The store can be seen as a dictionary that maps keys to fz_storable values. In order to allow keys of different types to be stored, we have a structure full of functions for each key ‘type’; this fz_store_type pointer is stored with each key, and tells the store how to perform certain operations (like taking/ dropping a reference, comparing two keys, outputting details for debugging etc).

The store uses a hash table internally for speed where possible. In order for this to work, we need a mechanism for turning a generic ‘key’ into ‘a hashable string’. For this purpose the type structure contains a make_hash_key function pointer that maps from a void * to a fz_store_hash structure. If make_hash_key function returns 0, then the key is determined not to be hashable, and the value is not stored in the hash table.

Some objects can be used both as values within the store, and as a component of keys within the store. We refer to these objects as “key storable” objects.
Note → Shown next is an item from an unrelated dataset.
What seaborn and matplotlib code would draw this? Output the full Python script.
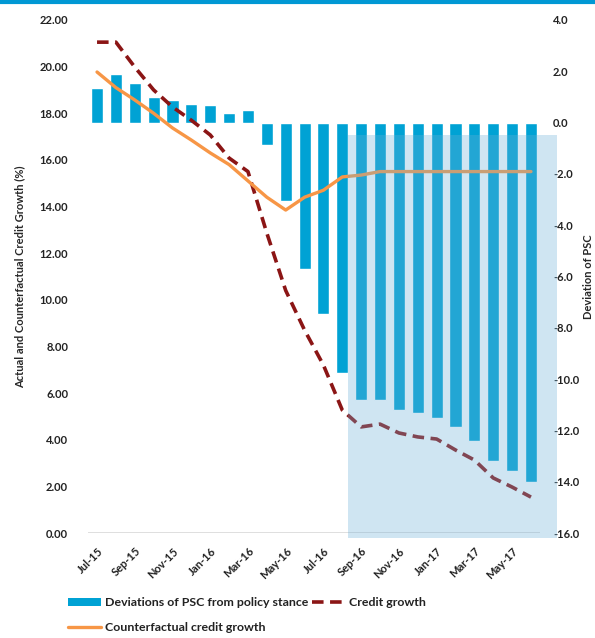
import matplotlib
matplotlib.use("Agg")
import matplotlib.pyplot as plt
import seaborn as sns
import pandas as pd
import numpy as np
from matplotlib.patches import Rectangle
from matplotlib.lines import Line2D
from matplotlib.patches import Patch

months = ["Jul-15", "Aug-15", "Sep-15", "Oct-15", "Nov-15", "Dec-15",
          "Jan-16", "Feb-16", "Mar-16", "Apr-16", "May-16", "Jun-16",
          "Jul-16", "Aug-16", "Sep-16", "Oct-16", "Nov-16", "Dec-16",
          "Jan-17", "Feb-17", "Mar-17", "Apr-17", "May-17", "Jun-17"]
deviation = [1.33, 1.9, 1.55, 1.0, 0.9, 0.74, 0.7, 0.38, 0.5, -0.86, -3.05, -5.7,
             -7.46, -9.76, -10.82, -10.82, -11.2, -11.33, -11.5, -11.88, -12.4,
             -13.2, -13.57, -14.0]
credit_growth = [21.05, 21.05, 19.98, 19.0, 18.27, 17.7, 17.07, 16.08, 15.5, 12.86,
                 10.4, 8.7, 7.2, 5.27, 4.55, 4.67, 4.29, 4.12, 4.03, 3.56, 3.13,
                 2.36, 1.97, 1.54]
counterfactual = [19.77, 19.1, 18.57, 18.0, 17.37, 16.85, 16.3, 15.8, 15.1, 14.4,
                  13.85, 14.4, 14.7, 15.27, 15.35, 15.5, 15.5, 15.5, 15.5, 15.5,
                  15.5, 15.5, 15.5, 15.5]
shade_from = "Aug-16"

sns.set_style("white")
plt.rcParams['font.family'] = ['Lato', 'DejaVu Sans']

df = pd.DataFrame({"month": months, "pos": np.arange(len(months)),
                   "dev": deviation, "credit": credit_growth, "cf": counterfactual})

BAR = "#00a2d4"
RED = "#8b1515"
ORANGE = "#f79646"

fig = plt.figure(figsize=(5.95, 6.38), dpi=100)
ax = fig.add_axes([87.6 / 595, 105 / 638, 452.8 / 595, 513 / 638])
sns.barplot(data=df, x="pos", y="dev", color=BAR, width=0.64, ax=ax,
            saturation=1)
ax.set_ylim(-16, 4)
ax.set_xlim(-0.5, 23.5)

axl = ax.twinx()
sns.lineplot(data=df, x="pos", y="credit", color=RED, lw=2.6, ax=axl)
axl.lines[-1].set_dashes([3.2, 1.8])
sns.lineplot(data=df, x="pos", y="cf", color=ORANGE, lw=2.4, ax=axl)
axl.set_ylim(0, 22)
axl.set_xlim(-0.5, 23.5)

# swap sides: bars' scale on right, lines' scale on left
ax.yaxis.tick_right()
ax.yaxis.set_label_position("right")
axl.yaxis.tick_left()
axl.yaxis.set_label_position("left")

tick_font = dict(fontsize=8, fontweight="bold", color="#222222")
ax.set_yticks(np.arange(-16, 4.1, 2))
ax.set_yticklabels([f"{v:.1f}" for v in np.arange(-16, 4.1, 2)], **tick_font)
axl.set_yticks(np.arange(0, 22.1, 2))
axl.set_yticklabels([f"{v:.2f}" for v in np.arange(0, 22.1, 2)], **tick_font)
ax.tick_params(axis="y", length=0, pad=9)
axl.tick_params(axis="y", length=0, pad=14)

ax.set_xticks(np.arange(0, 24, 2))
ax.set_xticklabels(months[::2], rotation=45, ha="right", rotation_mode="anchor",
                   **tick_font)
ax.tick_params(axis="x", length=0, pad=9)
axl.tick_params(axis="x", length=0, labelbottom=False)

ax.set_xlabel("")
axl.set_xlabel("")
ax.set_ylabel("Deviation of PSC", fontsize=8, fontweight="bold", labelpad=3,
              rotation=90)
axl.set_ylabel("Actual and Counterfactual Credit Growth (%)", fontsize=8,
               fontweight="bold", labelpad=10)

for a in (ax, axl):
    for s in a.spines.values():
        s.set_visible(False)
axl.axhline(0, color="#d9d9d9", lw=1.2, zorder=0)

# shaded region on top of everything
i0 = months.index(shade_from) + 0.32
rect = Rectangle((i0, -16.2), 24.38 - i0, 15.7, transform=ax.transData,
                 facecolor="#6cafd7", alpha=0.32, edgecolor="none",
                 clip_on=False, zorder=10)
axl.add_patch(rect)
rect.set_transform(ax.transData)

# top border line
fig.add_artist(Line2D([0, 1], [0.997, 0.997], transform=fig.transFigure,
                      color="#0098d4", lw=3))

handles = [Patch(facecolor=BAR, edgecolor="none"),
           Line2D([], [], color=ORANGE, lw=2.4),
           Line2D([], [], color=RED, lw=2.6, dashes=[3.2, 1.8])]
labels = ["Deviations of PSC from policy stance", "Counterfactual credit growth",
          "Credit growth"]
fig.legend(handles, labels, ncol=2, loc="upper left",
           bbox_to_anchor=(68 / 595, 1 - 597 / 638), frameon=False,
           prop=dict(size=8.9, weight="bold"), handlelength=2.7,
           handleheight=0.6,
           handletextpad=0.3, columnspacing=0.3, labelspacing=1.15,
           borderaxespad=0, borderpad=0, labelcolor="#222222")

fig.savefig("out.png", dpi=100)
In this case, we need to take additional care to ensure that we do not end up keeping an item within the store, purely because its value is referred to by another key in the store.

An example of this are fz_images in PDF files. Each fz_image is placed into the store to enable it to be easily reused. When the image is rendered, a pixmap is generated from the image, and the pixmap is placed into the store so it can be reused on subsequent renders. The image forms part of the key for the pixmap.

When we close the pdf document (and any associated pages/display lists etc), we drop the images from the store. This may leave us in the position of the images having non-zero reference counts purely because they are used as part of the keys for the pixmaps.

We therefore use special reference counting functions to keep track of these “key storable” items, and hence store the number of references to these items that are used in keys.

When the number of references to an object == the number of references to an object from keys in the store, we know that we can remove all the items which have that object as part of the key. This is done by running a pass over the store, ‘reaping’ those items.

Reap passes are slower than we would like as they touch every item in the store. We therefore provide a way to ‘batch’ such reap passes together, using fz_defer_reap_start/ fz_defer_reap_end to bracket a region in which many may be triggered.